Several non-regulatory tools have already been developed to help users understand the RFO:  

  • Practitioner Albums: A collection of trainings that review changes and deletions in detail part by part, along with Smart Accelerators, which are tips for implementing the RFO in your workflow efficiently.  
  • The Companion Guide: An extensive blueprint to “assist acquisition officials exercising their discretion within the recently rewritten FAR parts” from award to contract closeout. Updated regularly.  
  • Open Office Hours: Monthly FAR Forward office hours with GSA via Zoom for practitioners to ask questions.  
  • GSA Blogs and How-To Guides: Published advice from GSA on navigating the overhaul.
  • VAO RFO Page (For VAO subscribers): A dedicated webpage that serves as a one-stop hub for RFO resources. The Virtual Acquisition Office (VAO) has also produced the publication, Say FARewell: Preparing for the RFO, which explains what the RFO is, why this update is happening, and what it means for you.

Common RFO Implementation Challenges (and How to Avoid Them)

As with any transition of this scale, practitioners can expect to have questions about when to defer to deviation texts and how to exercise discretion appropriately during implementation. Fortunately, identifying pain points early can help prevent friction later:

  • Hybrid Environment: Until rulemaking is concluded, acquisition teams will operate in a hybrid environment, where some contracts will be awarded and administered under the traditional FAR while others will fall under the RFO. Some awards may even contain language from both. This may cause friction if obsolete text is cited, or if old and new structures are mixed together during the solicitation phase.  
  • Outdated Tools: Agency templates and automated systems like the Federal Procurement Data System (FPDS) or System for Award Management (SAM) may lag behind RFO alterations. This may require manual review and cross-walking of clauses until systems are up to date. In-system errors may just be due to outdated references. Additionally, the FAR Council has stated that it’s up to agencies to update their internal guidelines and in-house resources.  
  • Oversight Alignment: Oversight bodies are also learning the new framework. This means Inspector General file reviews and other audits may reference legacy structures during reviews, even as teams begin adopting the RFO.  
  • Out-of-Date Systems: As regulations evolve, agencies need contract writing systems that adapt just as quickly. The right software automatically updates to reflect policy and clause changes, applies logic accurately, and integrates with the systems agencies rely on every day.

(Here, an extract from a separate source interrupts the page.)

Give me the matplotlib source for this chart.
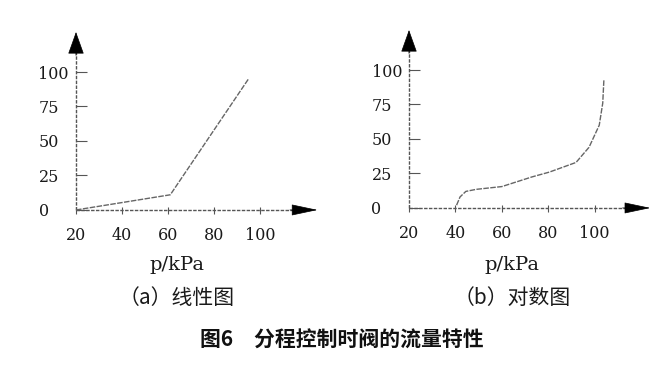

Practitioners can follow a few guidelines to avoid headaches. Broadly speaking, transparency and a “show your work” approach can ease the transition:

  • Always Cite Your Sources: Be prepared to explain any decisions with the most current regulatory text.  
  • Do Not Mix Old and New Clause Structures: Select one clause structure per action for simplicity.
  • Do Not Over-Correct: Each section of the Practitioner Albums highlights what’s been retained from the original FAR. Know what’s been updated and what hasn’t, and don’t make unnecessary adjustments within your acquisition documents.

What Happens Now?

As formal rulemaking begins, the FAR Council will finalize which modifications to scrap and which to adjust or maintain. Model deviation texts will remain in place until this rulemaking process is finished.  As these updates reshape the familiar workflows of acquisition professionals, the RFO presents a unique opportunity. The accessibility and ease of a simplified FAR is within reach, and it will take a little adjustment to achieve it. Until then, practice makes perfect, and practitioners have many tools available to begin.